Una breve, misteriosa storia della penna automatica
Thomas Jefferson era il terzo Presidente della storia degli Stati Uniti, allora ancora brevissima, ed è sotto il suo mandato, si legge nell’articolo firmato da Brian Resnick, che venne introdotta quello che viene definita la “bisnonna della penna automatica”. Si tratta del “polygraph”, una specie di incrocio tra una fotocopiatrice in embrione e una carta carbone meccanica. Usandola, era possibile fare copie automatiche, e in tempo reale, delle lettere scritte a mano. Siamo nel 1809, e proprio in quest’anno Jefferson, descritto come un vero e proprio geek ante litteram, dichiara che una volta passato al Polygraph, “non avrebbe più potuto vivere senza”. E a quanto pare, suggerisce Resnick, da quel momento in avanti devono averlo pensato tutti i Presidenti succeduti a Jefferson, Obama compreso, se si considera che durante le vacanze di Natale, l’importantissima firma all’accordo sul fiscal cliff è stata apposta sì a Washington, ma con il Presidente in vacanza assieme alla famiglia alle Hawaii, molto probabilmente proprio grazie all’uso della penna automatica.

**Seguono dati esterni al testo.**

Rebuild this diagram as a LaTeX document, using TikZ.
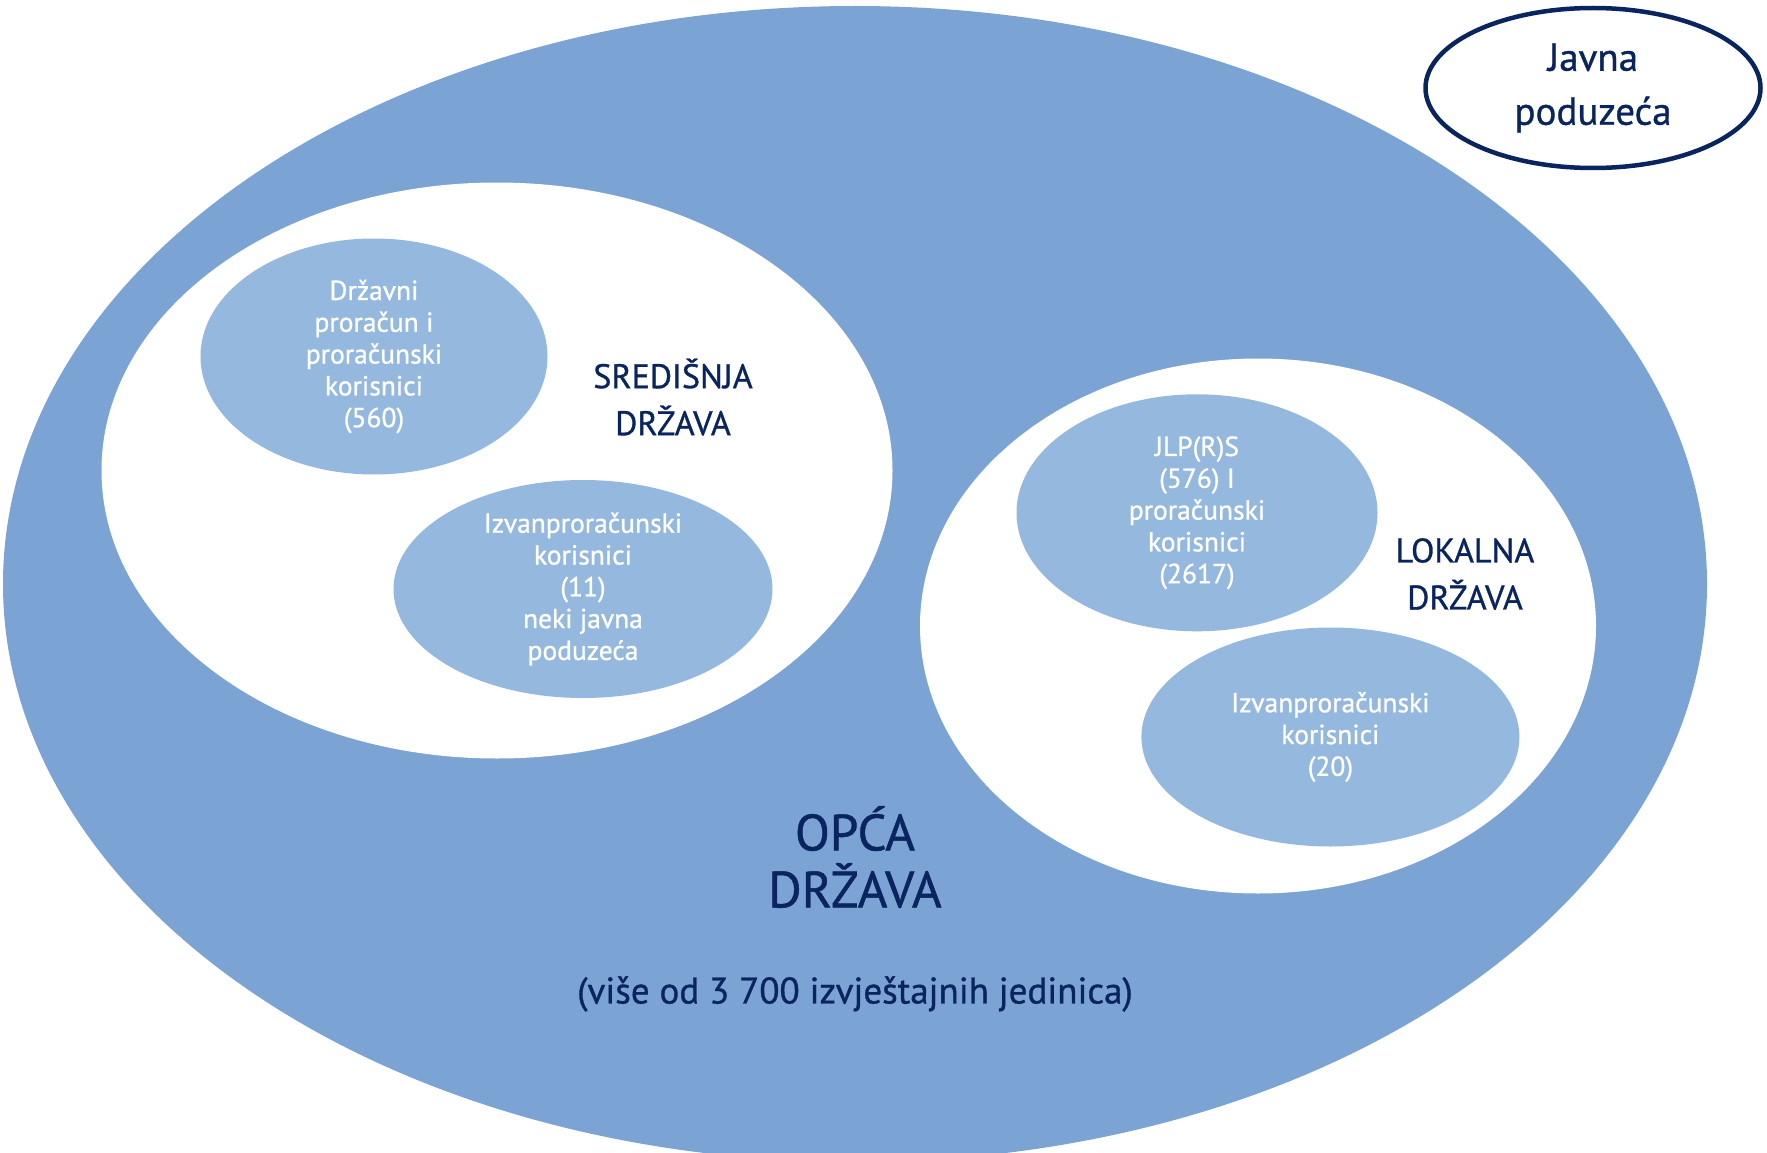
\documentclass[tikz,border=0pt]{standalone}
\usepackage{fontspec}
\setmainfont{PT Sans}
\newfontfamily\medfont{PT Sans}[FakeBold=0.9]
\usetikzlibrary{shapes.geometric}
\definecolor{outerblue}{RGB}{123,163,211}
\definecolor{innerblue}{RGB}{149,184,222}
\definecolor{navy}{RGB}{10,36,96}
\tikzset{
  oval/.style={ellipse, inner sep=0pt, align=center},
  bigoval/.style={oval, fill=outerblue},
  groupoval/.style={oval, fill=white},
  unitoval/.style={oval, fill=innerblue, text=white, font=\medfont\fontsize{27.5}{31.8}\selectfont},
  grouplabel/.style={align=center, text=navy, font=\medfont\fontsize{34}{47}\selectfont},
}
\begin{document}
\begin{tikzpicture}[x=1pt,y=-1pt]
\clip (0,0) rectangle (1767,1153);
\useasboundingbox (0,0) rectangle (1767,1153);
\fill[white] (0,0) rectangle (1767,1153);
% general government
\node[bigoval, minimum width=1704pt, minimum height=1156pt] (opca) at (855,584) {};
% central and local government
\node[groupoval, minimum width=791pt, minimum height=576pt] (sred) at (497,470.5) {};
\node[groupoval, minimum width=676pt, minimum height=535pt] (lok) at (1258,626) {};
% units
\node[unitoval, minimum width=347pt, minimum height=236pt] (drz) at (374,356.5)
  {Državni\\proračun i\\proračunski\\korisnici\\(560)};
\node[unitoval, minimum width=379pt, minimum height=218pt] (izv1) at (583,589)
  {Izvanproračunski\\korisnici\\(11)\\neki javna\\poduzeća};
\node[unitoval, minimum width=361pt, minimum height=237pt] (jlp) at (1197,512.8)
  {JLP(R)S\\(576) I\\proračunski\\korisnici\\(2617)};
\node[unitoval, minimum width=378pt, minimum height=219pt] (izv2) at (1330.4,737)
  {Izvanproračunski\\korisnici\\(20)};
% group labels
\node[grouplabel] (sredlab) at (673,397) {SREDIŠNJA\\DRŽAVA};
\node[grouplabel] (loklab) at (1465,574) {LOKALNA\\DRŽAVA};
\node[align=center, text=navy, font=\medfont\fontsize{51}{57}\selectfont] (opcalab) at (855,857) {OPĆA\\DRŽAVA};
\node[text=navy, font=\medfont\fontsize{37}{40}\selectfont] (note) at (855,994) {(više od 3 700 izvještajnih jedinica)};
% public enterprises
\node[oval, draw=navy, line width=4.5pt, fill=white, minimum width=335pt, minimum height=160pt,
      text=navy, font=\medfont\fontsize{39}{54}\selectfont] (jp) at (1593,88) {Javna\\poduzeća};
\end{tikzpicture}
\end{document}
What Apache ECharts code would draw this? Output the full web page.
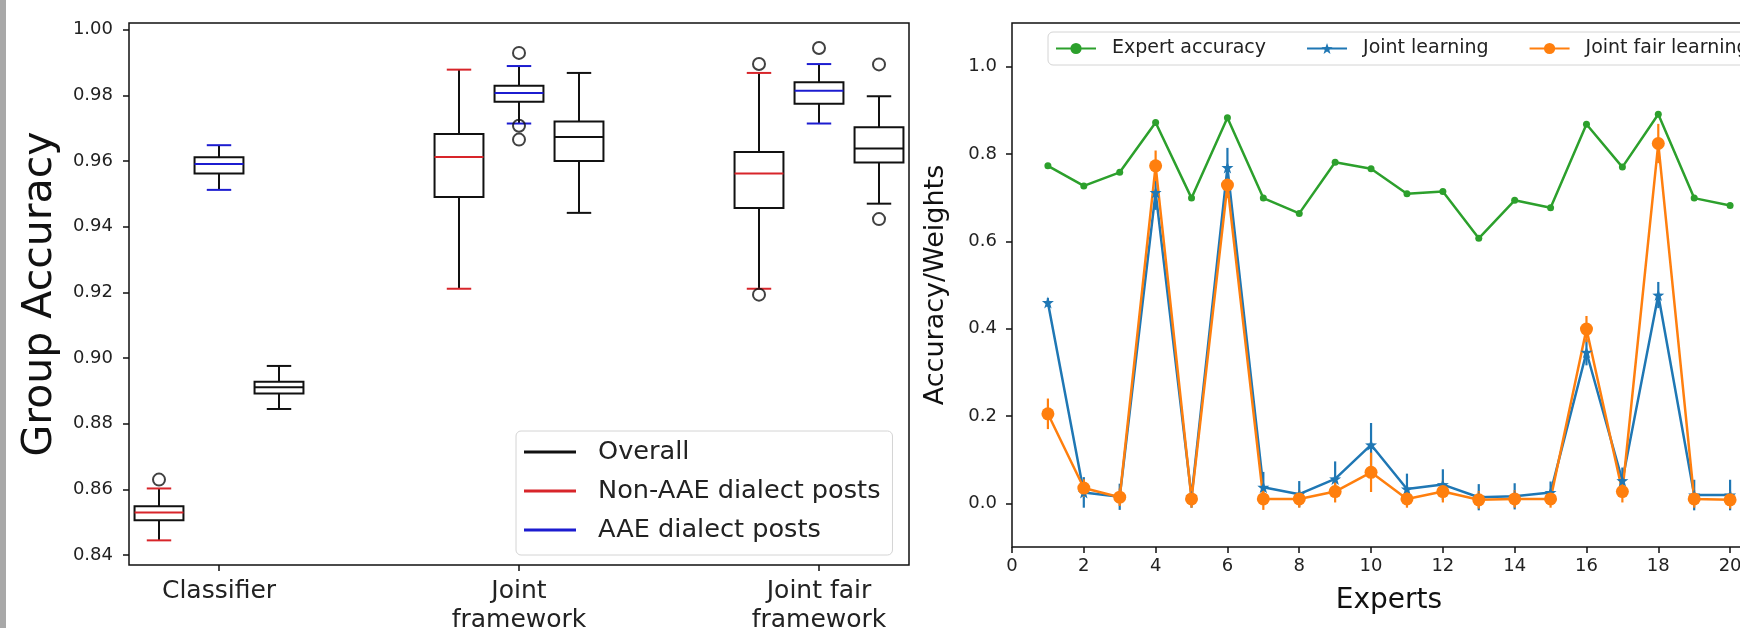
<!DOCTYPE html>
<html>
<head>
<meta charset="utf-8">
<script src="https://cdn.jsdelivr.net/npm/echarts@6/dist/echarts.min.js"></script>
<style>
html, body { margin: 0; padding: 0; background: #fff; }
#main { width: 1740px; height: 628px; }
</style>
</head>
<body>
<div id="main"></div>
<script>
// ---- left panel: group accuracy per framework ----
var groups = ['Classifier', 'Joint\nframework', 'Joint fair\nframework'];
// [lower whisker, q1, median, q3, upper whisker] for each group
var nonAaeBoxes = [
    [0.8445, 0.8506, 0.8530, 0.8549, 0.8603],
    [0.9211, 0.9490, 0.9612, 0.9682, 0.9878],
    [0.9211, 0.9457, 0.9562, 0.9627, 0.9868]
];
var aaeBoxes = [
    [0.9512, 0.9562, 0.9591, 0.9611, 0.9648],
    [0.9714, 0.9780, 0.9807, 0.9829, 0.9889],
    [0.9714, 0.9774, 0.9814, 0.9840, 0.9895]
];
var overallBoxes = [
    [0.8845, 0.8892, 0.8911, 0.8928, 0.8976],
    [0.9442, 0.9600, 0.9673, 0.9720, 0.9868],
    [0.9470, 0.9595, 0.9638, 0.9703, 0.9797]
];
// fliers: [group index, value]
var nonAaeOutliers = [[0, 0.863], [2, 0.9895], [2, 0.9193]];
var aaeOutliers = [[1, 0.9929], [1, 0.9707], [1, 0.9665], [2, 0.9944]];
var overallOutliers = [[2, 0.9894], [2, 0.9423]];
var accuracyTicks = [0.84, 0.86, 0.88, 0.90, 0.92, 0.94, 0.96, 0.98, 1.00];

// ---- right panel: expert weights ----
var experts = [1, 2, 3, 4, 5, 6, 7, 8, 9, 10, 11, 12, 13, 14, 15, 16, 17, 18, 19, 20];
var expertAccuracy = [0.773, 0.727, 0.758, 0.872, 0.699, 0.883, 0.699, 0.664, 0.781, 0.766,
    0.709, 0.714, 0.607, 0.694, 0.677, 0.868, 0.770, 0.891, 0.699, 0.682];
var jointWeights = [0.460, 0.025, 0.015, 0.712, 0.015, 0.769, 0.037, 0.021, 0.056, 0.134,
    0.033, 0.043, 0.014, 0.016, 0.025, 0.346, 0.052, 0.477, 0.019, 0.019];
var jointErr = [0.010, 0.035, 0.030, 0.040, 0.025, 0.045, 0.035, 0.030, 0.040, 0.050,
    0.035, 0.035, 0.030, 0.030, 0.025, 0.030, 0.030, 0.030, 0.035, 0.035];
var fairWeights = [0.205, 0.035, 0.014, 0.773, 0.010, 0.729, 0.010, 0.010, 0.027, 0.071,
    0.010, 0.027, 0.008, 0.010, 0.010, 0.399, 0.027, 0.824, 0.010, 0.008];
var fairErr = [0.035, 0.020, 0.020, 0.035, 0.020, 0.030, 0.025, 0.020, 0.025, 0.045,
    0.020, 0.025, 0.020, 0.020, 0.020, 0.030, 0.025, 0.045, 0.020, 0.020];
var weightTicks = [0, 0.2, 0.4, 0.6, 0.8, 1.0];
var expertTicks = [0, 2, 4, 6, 8, 10, 12, 14, 16, 18, 20];

var FONT = 'DejaVu Sans';
var RED = '#d8252a';
var BLUE = '#1c1cd0';
var INK = '#111';
var BOX_W = 0.163;

function boxData(boxes, offset) {
    return boxes.map(function (b, i) {
        return [i + 1 + offset].concat(b);
    });
}
function flierData(list, offset) {
    return list.map(function (o) { return [o[0] + 1 + offset, o[1]]; });
}

function boxRenderer(color) {
    return function (params, api) {
        var x = api.value(0);
        var lo = api.coord([x, api.value(1)]);
        var q1 = api.coord([x, api.value(2)]);
        var md = api.coord([x, api.value(3)]);
        var q3 = api.coord([x, api.value(4)]);
        var hi = api.coord([x, api.value(5)]);
        var w = api.size([BOX_W, 0])[0];
        var cx = lo[0];
        var dark = { stroke: INK, lineWidth: 2, fill: 'none' };
        var tint = { stroke: color, lineWidth: 2 };
        return {
            type: 'group',
            children: [
                { type: 'line', shape: { x1: cx, y1: lo[1], x2: cx, y2: q1[1] }, style: dark },
                { type: 'line', shape: { x1: cx, y1: q3[1], x2: cx, y2: hi[1] }, style: dark },
                { type: 'rect', shape: { x: cx - w / 2, y: q3[1], width: w, height: q1[1] - q3[1] }, style: dark },
                { type: 'line', shape: { x1: cx - w / 4, y1: lo[1], x2: cx + w / 4, y2: lo[1] }, style: tint },
                { type: 'line', shape: { x1: cx - w / 4, y1: hi[1], x2: cx + w / 4, y2: hi[1] }, style: tint },
                { type: 'line', shape: { x1: cx - w / 2, y1: md[1], x2: cx + w / 2, y2: md[1] }, style: tint }
            ]
        };
    };
}

function errRenderer(color) {
    return function (params, api) {
        var x = api.value(0), y = api.value(1), e = api.value(2);
        var a = api.coord([x, y - e]);
        var b = api.coord([x, y + e]);
        return { type: 'line', shape: { x1: a[0], y1: a[1], x2: b[0], y2: b[1] }, style: { stroke: color, lineWidth: 2.2 } };
    };
}

function flierSeries(list, offset) {
    return {
        type: 'scatter', xAxisIndex: 0, yAxisIndex: 0,
        symbol: 'circle', symbolSize: 12,
        itemStyle: { color: 'rgba(0,0,0,0)', borderColor: INK, borderWidth: 2 },
        data: flierData(list, offset), z: 3
    };
}

var STAR = 'path://M0,-10L2.35,-3.24L9.51,-3.09L3.8,1.24L5.88,8.09L0,4L-5.88,8.09L-3.8,1.24L-9.51,-3.09L-2.35,-3.24Z';

var chart = echarts.init(document.getElementById('main'));
var tickStyle = { show: true, inside: false, length: 6, lineStyle: { color: INK, width: 1.5 } };

var option = {
    backgroundColor: '#fff',
    animation: false,
    textStyle: { fontFamily: FONT },
    graphic: [{ type: 'rect', left: 0, top: 0, shape: { width: 6, height: 628 }, style: { fill: '#a8a8a8' } }],
    grid: [
        { left: 129, top: 23, right: 831, bottom: 63, show: true, borderColor: INK, borderWidth: 1.5, outerBoundsMode: 'none' },
        { left: 1012, top: 23, right: -26, bottom: 81, show: true, borderColor: INK, borderWidth: 1.5, outerBoundsMode: 'none' }
    ],
    xAxis: [{
        type: 'value', gridIndex: 0, min: 0.7, max: 3.3,
        splitLine: { show: false },
        axisLine: { show: false, onZero: false },
        axisTick: Object.assign({ customValues: [1, 2, 3] }, tickStyle),
        axisLabel: {
            customValues: [1, 2, 3], margin: 12, fontSize: 25, lineHeight: 29, color: '#222', fontFamily: FONT,
            formatter: function (v) { return groups[Math.round(v) - 1] || ''; }
        }
    }, {
        type: 'value', gridIndex: 1, min: 0, max: 21,
        splitLine: { show: false },
        axisLine: { show: false, onZero: false },
        axisTick: Object.assign({ customValues: expertTicks }, tickStyle),
        axisLabel: {
            customValues: expertTicks, margin: 10, fontSize: 18, color: '#222', fontFamily: FONT,
            formatter: function (v) { return expertTicks.indexOf(v) >= 0 ? String(v) : ''; }
        },
        name: 'Experts', nameLocation: 'middle', nameGap: 40,
        nameTextStyle: { fontSize: 28, color: '#111', fontFamily: FONT }
    }],
    yAxis: [{
        type: 'value', gridIndex: 0, min: 0.837, max: 1.002,
        splitLine: { show: false },
        axisLine: { show: false, onZero: false },
        axisTick: Object.assign({ customValues: accuracyTicks }, tickStyle),
        axisLabel: {
            customValues: accuracyTicks, margin: 16, fontSize: 18, color: '#222', fontFamily: FONT,
            formatter: function (v) { return v.toFixed(2); }
        },
        name: 'Group Accuracy', nameLocation: 'middle', nameGap: 68,
        nameTextStyle: { fontSize: 41, color: '#111', fontFamily: FONT }
    }, {
        type: 'value', gridIndex: 1, min: -0.1, max: 1.1,
        splitLine: { show: false },
        axisLine: { show: false, onZero: false },
        axisTick: Object.assign({ customValues: weightTicks }, tickStyle),
        axisLabel: {
            customValues: weightTicks, margin: 15, fontSize: 18, color: '#222', fontFamily: FONT,
            formatter: function (v) { return v.toFixed(1); }
        },
        name: 'Accuracy/Weights', nameLocation: 'middle', nameGap: 63,
        nameTextStyle: { fontSize: 27, color: '#111', fontFamily: FONT }
    }],
    legend: [{
        data: ['Overall', 'Non-AAE dialect posts', 'AAE dialect posts'],
        orient: 'vertical', left: 516, top: 431,
        padding: [8, 12, 12, 8], itemGap: 13, itemWidth: 52, itemHeight: 3, icon: 'rect',
        backgroundColor: '#fff', borderColor: '#d4d4d4', borderWidth: 1, borderRadius: 5,
        textStyle: { fontSize: 25.6, color: '#222', fontFamily: FONT, padding: [0, 0, 0, 17] }
    }, {
        data: ['Expert accuracy', 'Joint learning', 'Joint fair learning'],
        orient: 'horizontal', left: 1048, top: 32, width: 900,
        padding: [7, 10, 7, 7], itemGap: 40, itemWidth: 40, itemHeight: 14,
        backgroundColor: 'rgba(255,255,255,0.85)', borderColor: '#d4d4d4', borderWidth: 1, borderRadius: 5,
        textStyle: { fontSize: 19, color: '#222', fontFamily: FONT, padding: [0, 0, 0, 11] }
    }],
    series: [
        // legend keys for the box plot
        { name: 'Overall', type: 'line', xAxisIndex: 0, yAxisIndex: 0, data: [], symbol: 'none', color: INK, lineStyle: { color: INK } },
        { name: 'Non-AAE dialect posts', type: 'line', xAxisIndex: 0, yAxisIndex: 0, data: [], symbol: 'none', color: RED, lineStyle: { color: RED } },
        { name: 'AAE dialect posts', type: 'line', xAxisIndex: 0, yAxisIndex: 0, data: [], symbol: 'none', color: BLUE, lineStyle: { color: BLUE } },
        { type: 'custom', xAxisIndex: 0, yAxisIndex: 0, renderItem: boxRenderer(RED), data: boxData(nonAaeBoxes, -0.2) },
        { type: 'custom', xAxisIndex: 0, yAxisIndex: 0, renderItem: boxRenderer(BLUE), data: boxData(aaeBoxes, 0) },
        { type: 'custom', xAxisIndex: 0, yAxisIndex: 0, renderItem: boxRenderer(INK), data: boxData(overallBoxes, 0.2) },
        flierSeries(nonAaeOutliers, -0.2),
        flierSeries(aaeOutliers, 0),
        flierSeries(overallOutliers, 0.2),

        // right panel
        {
            name: 'Expert accuracy', type: 'line', xAxisIndex: 1, yAxisIndex: 1,
            color: '#2ca02c', symbol: 'circle', symbolSize: 7, showAllSymbol: true,
            lineStyle: { width: 2.5 },
            data: experts.map(function (e, i) { return [e, expertAccuracy[i]]; })
        },
        {
            type: 'custom', xAxisIndex: 1, yAxisIndex: 1, renderItem: errRenderer('#1f77b4'),
            data: experts.map(function (e, i) { return [e, jointWeights[i], jointErr[i]]; })
        },
        {
            name: 'Joint learning', type: 'line', xAxisIndex: 1, yAxisIndex: 1,
            color: '#1f77b4', symbol: STAR, symbolSize: 12, showAllSymbol: true,
            lineStyle: { width: 2.5 },
            data: experts.map(function (e, i) { return [e, jointWeights[i]]; })
        },
        {
            type: 'custom', xAxisIndex: 1, yAxisIndex: 1, renderItem: errRenderer('#ff7f0e'),
            data: experts.map(function (e, i) { return [e, fairWeights[i], fairErr[i]]; })
        },
        {
            name: 'Joint fair learning', type: 'line', xAxisIndex: 1, yAxisIndex: 1,
            color: '#ff7f0e', symbol: 'circle', symbolSize: 13, showAllSymbol: true,
            lineStyle: { width: 2.5 },
            data: experts.map(function (e, i) { return [e, fairWeights[i]]; })
        }
    ]
};
chart.setOption(option);
</script>
</body>
</html>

“Sebbene alla Casa Bianca non vi diranno mai e poi mai come funziona – si legge nell’articolo – lo strumento riproduce essenzialmente una copia dei tratti della firma del Presidente, salvandoli su una memoria fisica (al giorno d’oggi una SD card,) di modo che possano essere recuperati nel momento in cui occorrono dei fac-simile”.
Andando oltre, Resnick approfondisce anche gl aspetti giuridici legati all’utilizzo dello strumento e ricostruisce gli ultimi dibattiti in materia. Per quanto riguarda il suo “sdoganamento giuridico”, dalla lettura si apprende che è stato il Dipartimento di Giustizia in carica durante il mandato di George W. Bush, sfruttando anche le ambiguità della Costituzione, ad equiparare di fatto l’utilizzo della penna automatica alle firme autografe dei Presidenti. Resnick precisa però che Bush non ha mai fatto ricorso a questa soluzione per approvare delle leggi, e che di fatto il primo a rompere questo tabù è stato proprio Obama, come riportato a suo tempo anche sul sito di ParER, firmando una estensione del Patriot Act mentre era impegnato in un viaggio europeo. “Alcuni giuristi – si legge in proposito – contestarono questa scelta, ma di fatto alla vicenda non sono seguite controversie di rilievo”.
Tornando nuovamente indietro nel tempo, l’articolo svela infine il preciso momento in cui la penna automatica fa la comparsa nelle stanze del potere di Washington. Siamo nel 1936, anno in cui un articolo pubblicato su “Popular Mechanics” ne descrive caratteristiche e principali dettagli, compreso una specie funzione di “strapazza firma”, in grado di rendere di fatto inutilizzabile la macchina in caso di furto. Fu Truman il primo presidente che si dice l’abbia utilizzata ma oltre le supposizioni, argomenta Resnick, è difficile andare, perché l’intera storia di questo aggeggio, a dirla tutta anche molto comprensibilmente, è avvolta in un alone di mistero. “Ho sempre sentito dire che, a parte il Presidente, la penna automatica fosse la custodita con più attenzione ala Casa Bianca”, ha dichiarato in proposito la persona incaricata di coordinare la gestione del messaggi e delle lettere presidenziali durante l’era Clinton. E quando l’Associated Press fece pressioni per fare chiarezza sullo strumento e le sue modalità di utilizzo, la Casa Bianca rispose con un vero e proprio catenaccio. “Rifiutandosi – conclude l’articolo – di rendere noto qualsiasi dettaglio su quante penne automaticge avesse in dotazione, quale fosse il loro aspetto, dove fossero custodite, o chi ne fosse il produttore”.